### [AVAILABLE DATA]
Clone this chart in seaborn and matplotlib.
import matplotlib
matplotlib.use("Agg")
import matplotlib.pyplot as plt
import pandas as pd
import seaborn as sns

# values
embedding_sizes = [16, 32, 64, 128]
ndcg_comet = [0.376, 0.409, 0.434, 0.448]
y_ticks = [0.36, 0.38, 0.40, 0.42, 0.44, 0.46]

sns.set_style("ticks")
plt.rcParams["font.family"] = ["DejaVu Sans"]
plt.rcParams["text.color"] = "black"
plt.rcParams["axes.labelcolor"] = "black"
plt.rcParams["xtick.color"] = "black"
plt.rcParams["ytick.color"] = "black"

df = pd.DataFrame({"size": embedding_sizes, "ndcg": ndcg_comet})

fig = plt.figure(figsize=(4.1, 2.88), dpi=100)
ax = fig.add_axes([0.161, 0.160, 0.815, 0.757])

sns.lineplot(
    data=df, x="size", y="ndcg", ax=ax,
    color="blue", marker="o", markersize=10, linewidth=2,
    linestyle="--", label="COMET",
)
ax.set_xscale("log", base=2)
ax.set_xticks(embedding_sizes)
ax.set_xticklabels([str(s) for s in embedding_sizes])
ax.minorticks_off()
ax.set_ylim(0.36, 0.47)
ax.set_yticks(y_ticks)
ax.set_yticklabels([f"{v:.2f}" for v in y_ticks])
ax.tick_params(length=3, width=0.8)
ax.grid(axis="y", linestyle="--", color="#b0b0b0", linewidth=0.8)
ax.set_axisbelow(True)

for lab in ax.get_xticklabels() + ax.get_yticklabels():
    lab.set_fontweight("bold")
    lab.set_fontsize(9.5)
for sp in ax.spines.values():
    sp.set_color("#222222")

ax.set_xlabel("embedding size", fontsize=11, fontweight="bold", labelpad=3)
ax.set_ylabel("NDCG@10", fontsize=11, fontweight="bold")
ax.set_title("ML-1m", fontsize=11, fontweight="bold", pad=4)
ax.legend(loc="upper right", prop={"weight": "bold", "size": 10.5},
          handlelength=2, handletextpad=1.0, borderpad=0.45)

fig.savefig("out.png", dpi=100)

### [PROBLEM DESCRIPTION]
Each line above that holds the string "chart" should be copied and shown.

### [EXERCISE RESPONSE]
Clone this chart in seaborn and matplotlib.

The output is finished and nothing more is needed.